#### [DIRECTION]
Leaving the pictures out, print the lines from the first line of the listing through the line containing "minimum width=86pt, minimum", exactly as they read, and no others.

#### [DATA SHOWN]
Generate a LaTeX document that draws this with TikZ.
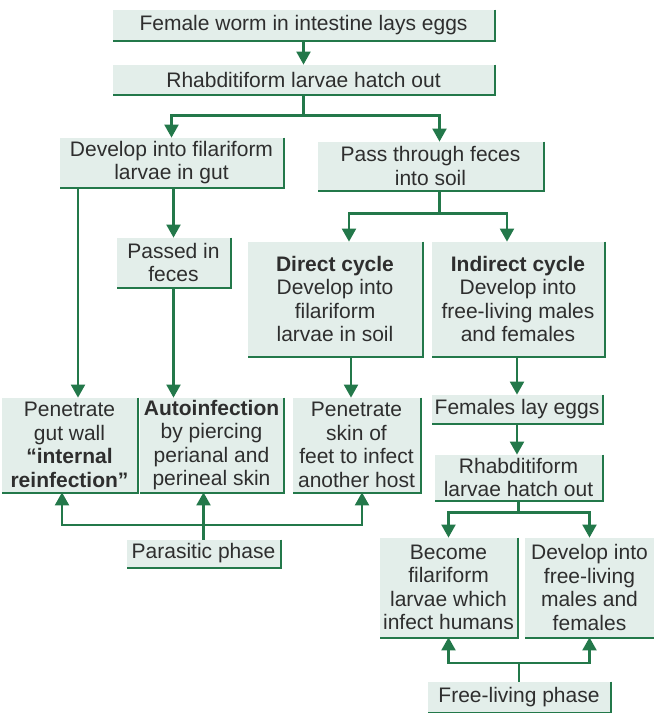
\documentclass[tikz,border=0pt]{standalone}
\usepackage{fontspec}
\setmainfont{Liberation Sans}
\usepackage{tikz}
\usetikzlibrary{arrows.meta,positioning}
\definecolor{sgreen}{HTML}{23784A}
\definecolor{sfill}{HTML}{E3EEEA}
\definecolor{stext}{HTML}{2E2E2E}
\tikzset{
  >={Triangle[length=6.5pt,width=7pt]},
  sedge/.style={draw=sgreen, line width=1.5pt},
  flow/.style={->, draw=sgreen, line width=1.1pt},
  stage/.style={fill=sfill, text=stext, align=center, inner sep=0pt,
                font=\fontsize{10.5}{11.75}\selectfont,
                append after command={\pgfextra{
                  \draw[sedge] (\tikzlastnode.north east)
                    -- (\tikzlastnode.south east) -- (\tikzlastnode.south west);}}},
}

\begin{document}
\begin{tikzpicture}[x=0.5pt,y=-0.5pt]
  \useasboundingbox (0,0) rectangle (654,713);

  % main line
  \node[stage, minimum width=190.5pt, minimum height=15pt]   (egg)   at (303.5,25)   {Female worm in intestine lays eggs};
  \node[stage, minimum width=190.5pt, minimum height=14.5pt] (hatch) at (303.5,79.5) {Rhabditiform larvae hatch out};
  \node[stage, minimum width=111.5pt, minimum height=24.5pt] (gut)   at (171.5,162.5) {Develop into filariform\\larvae in gut};
  \node[stage, minimum width=112.5pt, minimum height=24pt]   (soil)  at (430.5,166)   {Pass through feces\\into soil};
  \node[stage, minimum width=56.5pt, minimum height=24.5pt]  (feces) at (173.5,262.5) {Passed in\\feces};

  % cycles in soil
  \node[stage, minimum width=87pt, minimum height=57pt] (direct)   at (335,299) {\textbf{Direct cycle}\\Develop into\\filariform\\larvae in soil};
  \node[stage, minimum width=86pt, minimum height=57pt] (indirect) at (518,299) {\textbf{Indirect cycle}\\Develop into\\free-living males\\and females};

  % parasitic phase
  \node[stage, minimum width=67.5pt, minimum height=47pt] (wall) at (69.5,445)  {Penetrate\\gut wall\\\textbf{“internal}\\\textbf{reinfection”}};
  \node[stage, minimum width=71.5pt, minimum height=47pt] (auto) at (211.5,445) {\textbf{Autoinfection}\\by piercing\\perianal and\\perineal skin};
  \node[stage, minimum width=63.5pt, minimum height=47pt] (skin) at (356.5,445) {Penetrate\\skin of\\feet to infect\\another host};
  \node[stage, minimum width=76.5pt, minimum height=13.5pt] (parasitic) at (203.5,553.5) {Parasitic phase};

  % free-living phase
  \node[stage, minimum width=85pt, minimum height=14pt]     (lay)  at (517,409)   {Females lay eggs};
  \node[stage, minimum width=83.5pt, minimum height=22.5pt] (rhab) at (518.5,477.5) {Rhabditiform\\larvae hatch out};
  \node[stage, minimum width=68.5pt, minimum height=49.5pt] (become)     at (448.5,587.5) {Become\\filariform\\larvae which\\infect humans};
  \node[stage, minimum width=64.5pt, minimum height=49.5pt] (freeliving) at (589.5,587.5) {Develop into\\free-living\\males and\\females};
  \node[stage, minimum width=91pt, minimum height=15pt]     (freephase)  at (519,697)     {Free-living phase};

  % connectors
  \draw[flow] (egg) -- (hatch);
  \draw[flow] (hatch.south) -- ++(0,21) -| (gut.north);
  \draw[flow] (hatch.south) -- ++(0,21) -| ([xshift=4.5pt]soil.north);
  \draw[flow] (feces.north |- gut.south) -- (feces.north);
  \draw[flow] ([xshift=4.25pt]wall.north |- gut.south) -- ([xshift=4.25pt]wall.north);
  \draw[flow] (feces.south) -- (feces.south |- auto.north);
  \draw[flow] ([xshift=4.5pt]soil.south) -- ++(0,23) -| ([xshift=7pt]direct.north);
  \draw[flow] ([xshift=4.5pt]soil.south) -- ++(0,23) -| ([xshift=-5.5pt]indirect.north);
  \draw[flow] ([xshift=-2.75pt]skin.north |- direct.south) -- ([xshift=-2.75pt]skin.north);
  \draw[flow] (lay.north |- indirect.south) -- (lay.north);
  \draw[flow] (lay.south) -- (lay.south |- rhab.north);
  \draw[flow] (rhab.south) -- ++(0,12) -| (become.north);
  \draw[flow] (rhab.south) -- ++(0,12) -| (freeliving.north);

  \draw[flow] (parasitic.north) -- ++(0,-15) -| ([xshift=-3.75pt]wall.south);
  \draw[flow] (parasitic.north) -- (parasitic.north |- auto.south);
  \draw[flow] (parasitic.north) -- ++(0,-15) -| ([xshift=2.75pt]skin.south);
  \draw[flow] (freephase.north) -- ++(0,-19) -| (become.south);
  \draw[flow] (freephase.north) -- ++(0,-19) -| (freeliving.south);

\end{tikzpicture}
\end{document}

#### [WRITTEN ANSWER]
Generate a LaTeX document that draws this with TikZ.
\documentclass[tikz,border=0pt]{standalone}
\usepackage{fontspec}
\setmainfont{Liberation Sans}
\usepackage{tikz}
\usetikzlibrary{arrows.meta,positioning}
\definecolor{sgreen}{HTML}{23784A}
\definecolor{sfill}{HTML}{E3EEEA}
\definecolor{stext}{HTML}{2E2E2E}
\tikzset{
  >={Triangle[length=6.5pt,width=7pt]},
  sedge/.style={draw=sgreen, line width=1.5pt},
  flow/.style={->, draw=sgreen, line width=1.1pt},
  stage/.style={fill=sfill, text=stext, align=center, inner sep=0pt,
                font=\fontsize{10.5}{11.75}\selectfont,
                append after command={\pgfextra{
                  \draw[sedge] (\tikzlastnode.north east)
                    -- (\tikzlastnode.south east) -- (\tikzlastnode.south west);}}},
}

\begin{document}
\begin{tikzpicture}[x=0.5pt,y=-0.5pt]
  \useasboundingbox (0,0) rectangle (654,713);

  % main line
  \node[stage, minimum width=190.5pt, minimum height=15pt]   (egg)   at (303.5,25)   {Female worm in intestine lays eggs};
  \node[stage, minimum width=190.5pt, minimum height=14.5pt] (hatch) at (303.5,79.5) {Rhabditiform larvae hatch out};
  \node[stage, minimum width=111.5pt, minimum height=24.5pt] (gut)   at (171.5,162.5) {Develop into filariform\\larvae in gut};
  \node[stage, minimum width=112.5pt, minimum height=24pt]   (soil)  at (430.5,166)   {Pass through feces\\into soil};
  \node[stage, minimum width=56.5pt, minimum height=24.5pt]  (feces) at (173.5,262.5) {Passed in\\feces};

  % cycles in soil
  \node[stage, minimum width=87pt, minimum height=57pt] (direct)   at (335,299) {\textbf{Direct cycle}\\Develop into\\filariform\\larvae in soil};
  \node[stage, minimum width=86pt, minimum height=57pt] (indirect) at (518,299) {\textbf{Indirect cycle}\\Develop into\\free-living males\\and females};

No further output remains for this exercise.